In clinical ML, the analogous problem—patient-level data leakage—has received extensive attention. Studies on histopathological image classification [
23] and ECG analysis [
24] have demonstrated that failing to segregate data by patient identity inflates reported performance substantially. Kapoor and Narayanan [
25] further provided a comprehensive taxonomy of leakage scenarios across ML-based science. Yet food-safety research has largely not internalised these lessons: none of the recent high-performing RASFF studies [
13,
14] report group-aware or temporal evaluation protocols.
This study addresses the above gaps through four objectives. First, we construct the first comprehensive ML benchmark for FDA food recall severity classification, comprising 28,448 records, 1,437 engineered features, five tuned classifiers, and a rule-based baseline. Second, we design a multi-layer leakage audit with four splitting strategies (Random, Group-by-firm, Temporal, Group+Temporal), a firm-mode baseline, and identity-masking experiments to quantify entity-level autocorrelation. Third, we apply a factorial design (firm overlap × time overlap) to decompose the contributions of firm-level memorisation and temporal concept drift. Fourth, based on our findings, we propose concrete evaluation protocol recommendations for food-safety ML research.
The remainder of this paper is organised as follows.
Section 2 reviews related work on food-safety ML and data leakage.
Section 3 describes the data, feature engineering, models, and evaluation protocols.
Section 4 presents results across all evaluation dimensions.
Section 5 discusses implications, practical value, and limitations.
Section 6 concludes with recommendations.
6. Conclusions
This study constructed the first comprehensive machine learning benchmark for FDA food recall severity classification (Class I/II/III), comprising 28,448 openFDA enforcement records (2012–2025), a 1,437-dimensional feature space combining TF-IDF, Sentence-BERT, structured, and temporal features, and five tuned classifiers evaluated under four distinct splitting protocols.
Our multi-layer leakage audit reveals that the standard random-split Macro-F1 of 0.89 is inflated by approximately 0.32 points due to entity-level autocorrelation. Under group-aware, temporal, and combined splitting, true generalisation performance converges to approximately 0.57. A firm-mode baseline achieves 0.82 under random evaluation, demonstrating that 92% of apparent performance stems from entity memorisation. A factorial decomposition shows that firm overlap and temporal continuity are highly collinear—removing either suffices to expose the true performance floor. Identity-masking experiments confirm that the leakage is structural rather than attributable to explicit name tokens. Despite these sobering findings, XGBoost still exceeds the firm-mode baseline by 0.339 under the strictest evaluation, indicating genuine learned patterns beyond entity identity.

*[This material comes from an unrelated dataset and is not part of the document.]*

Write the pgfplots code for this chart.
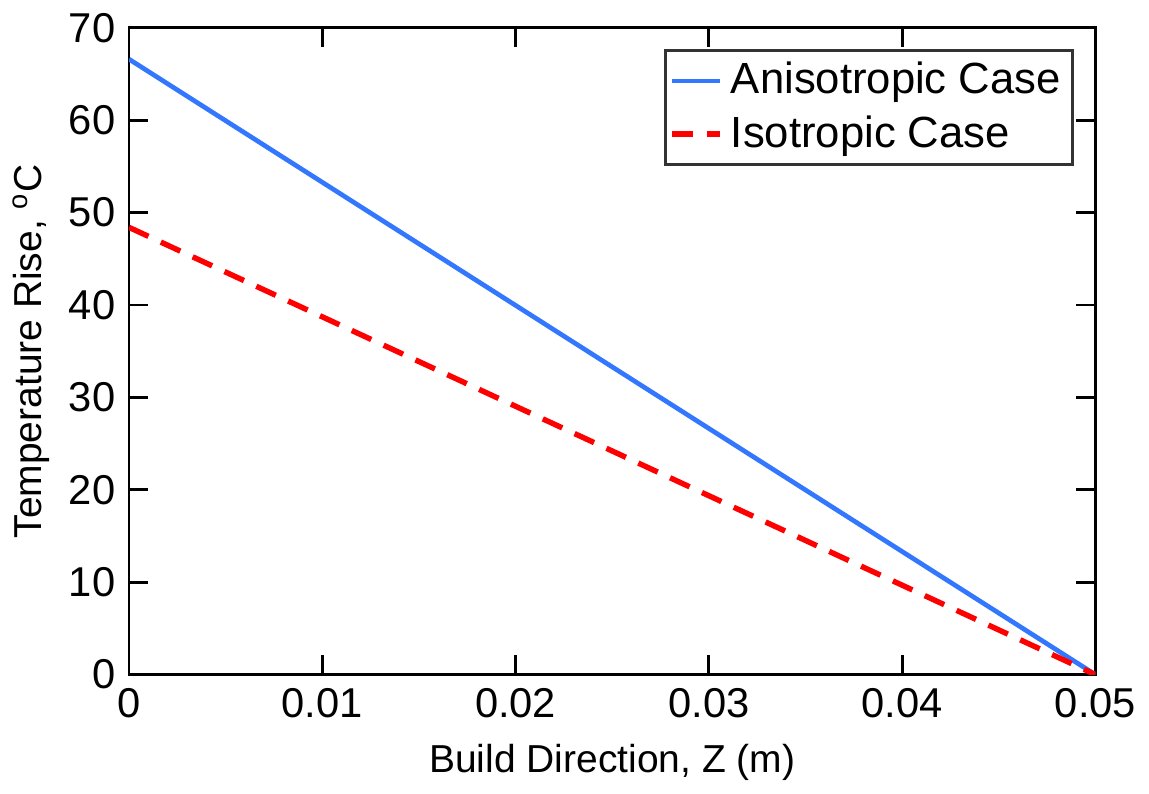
\documentclass[border=0pt]{standalone}
\usepackage{pgfplots}
\pgfplotsset{compat=1.18}
\usepackage{fontspec}
\setmainfont{Liberation Sans}
\definecolor{mblue}{RGB}{51,119,255}
\definecolor{mred}{RGB}{255,0,0}
\begin{document}
\begin{tikzpicture}
\begin{axis}[
  width=248pt, height=166pt, scale only axis,
  xmin=0, xmax=0.05, ymin=0, ymax=70,
  xtick={0,0.01,0.02,0.03,0.04,0.05},
  xticklabels={0,0.01,0.02,0.03,0.04,0.05},
  scaled x ticks=false,
  ytick={0,10,20,30,40,50,60,70},
  tick align=inside, major tick length=5pt,
  axis line style={line width=0.75pt},
  every tick/.style={line width=0.75pt, black},
  tick label style={font=\fontsize{10.7}{12}\selectfont},
  /pgf/number format/assume math mode=true,
  xlabel={Build Direction, Z (m)},
  ylabel={Temperature Rise, \textsuperscript{o}C},
  label style={font=\fontsize{10}{12}\selectfont},
  xlabel style={yshift=0pt},
  ylabel style={yshift=-2pt},
  legend style={at={(rel axis cs:1,1)}, anchor=north east, xshift=-5.5pt, yshift=-5.5pt,
    draw=black!80, line width=0.75pt, font=\fontsize{11.2}{12.75}\selectfont,
    inner sep=1pt, row sep=0pt, cells={anchor=west}},
  legend image code/.code={\draw[#1] (0cm,0cm) -- (12.5pt,0cm);},
]
\addplot[mblue, line width=1.2pt] coordinates {(0,66.6) (0.05,0)};
\addlegendentry{Anisotropic Case}
\addplot[mred, line width=1.4pt, dash pattern=on 5.5pt off 3.5pt] coordinates {(0,48.4) (0.05,0)};
\addlegendentry{Isotropic Case}
\end{axis}
\end{tikzpicture}
\end{document}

We recommend that food-safety ML studies (1) report results under both random and group-aware or temporal evaluation protocols, (2) disclose entity-overlap statistics between training and test sets, and (3) include entity-prior baselines to contextualise model performance. These measures are computationally inexpensive and can be adopted with minimal disruption to existing research workflows. Future work should extend the leakage audit to other food-safety databases (e.g., EU RASFF), conduct feature ablation under group-aware splits, and explore domain-adapted language models for food-safety text classification.